Maddux had grown too strong, finally, for a man accustomed to weakness. She met another man and in early autumn 1977 told Einhorn it was over between them. He threatened by phone to toss her belongings into the street, and she raced over to retrieve them. She would not be seen again. Ira calmly told anyone who asked that she'd gone to the nearby food co-op and simply never returned.

In Texas, Holly's parents Fred and Elizabeth Maddux became suspicious. Holly had never gone more than a few weeks without checking in. They called Philadelphia police, who made cursory checks but had no reason to suspect foul play. Unsatisfied, the Madduxes hired Bob Stevens, a retired FBI man working as a private detective in Tyler. Stevens hooked up with another retired G-man, J.R. Pearce, in Philadelphia. What they uncovered, in a year of spadework, was a story for Hitchcock.

A Drexel student who lived in the apartment below Einhorn's recalled a "blood-curdling scream" and heavy banging one night in the fall of 1977. In a neighborhood of frat houses and party hounds, the student downstairs thought nothing of it. But the odor that followed within weeks was impossible to ignore, as was the putrid, dark-brown liquid that oozed down through the ceiling from Einhorn's apartment. The tenant and his roommate tried unsuccessfully to clean it away, then called the landlord, who called plumbers. Einhorn stubbornly refused to let the workers into a padlocked closet just off his bedroom.
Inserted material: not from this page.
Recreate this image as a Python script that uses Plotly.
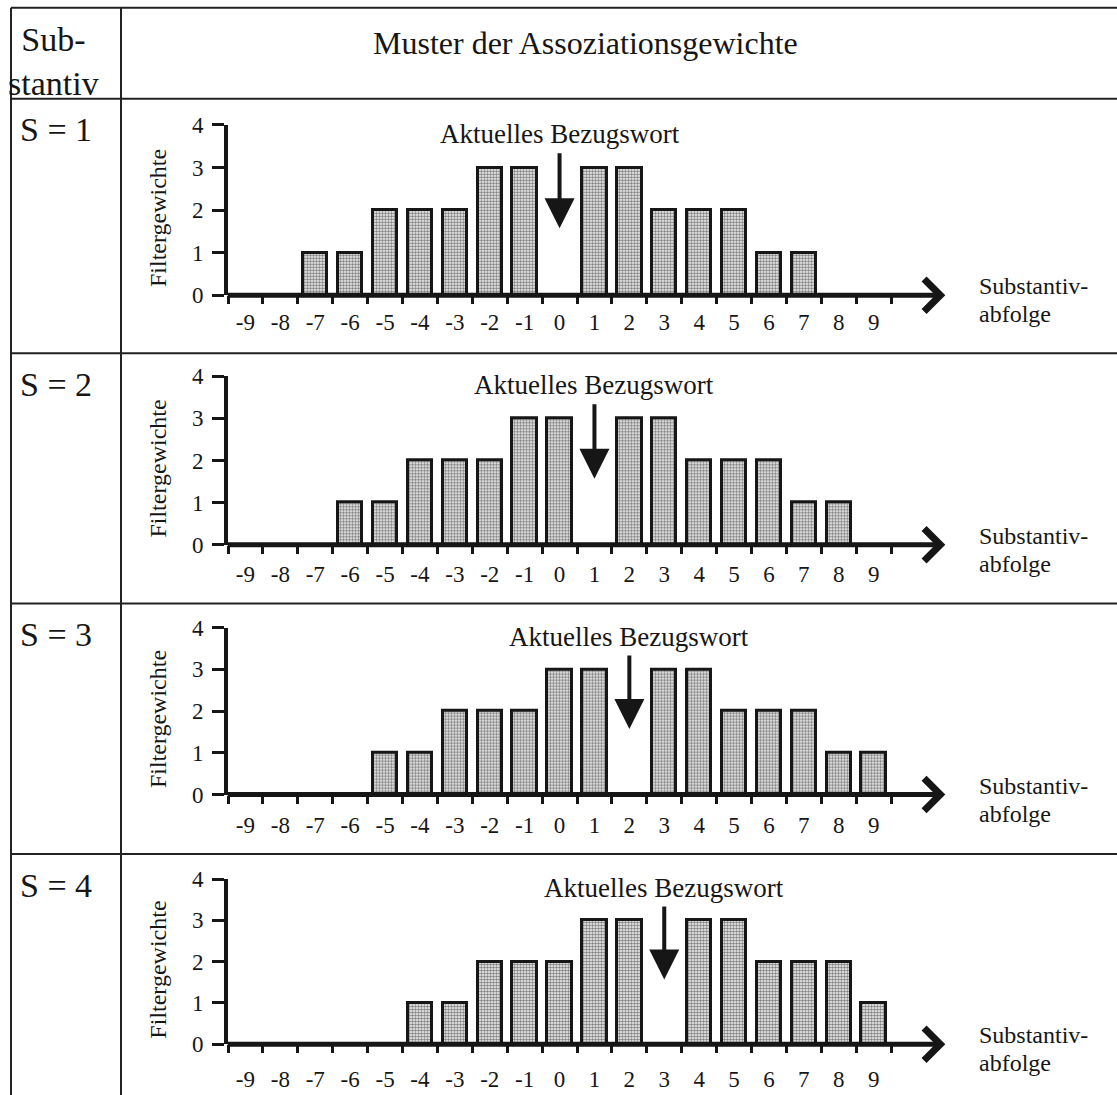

The private detectives turned it all over to police, and on March 28, 1979, at 9 a.m., homicide detective Chitwood knocked on Einhorn's door. Once inside, he headed straight for the locked closet. He pried it open with a crowbar and immediately smelled a "faint decaying smell, like a dead animal." Next he sprang the lock on the steamer trunk. The newspapers inside were dated August and September 1977. Under them was Styrofoam packing material. Chitwood scooped through it until he came to something he couldn't identify at first, and then it was clear. A hand. A human hand. He scooped some more, and as he did, Holly Maddux slowly emerged. Einhorn stood by, impassive.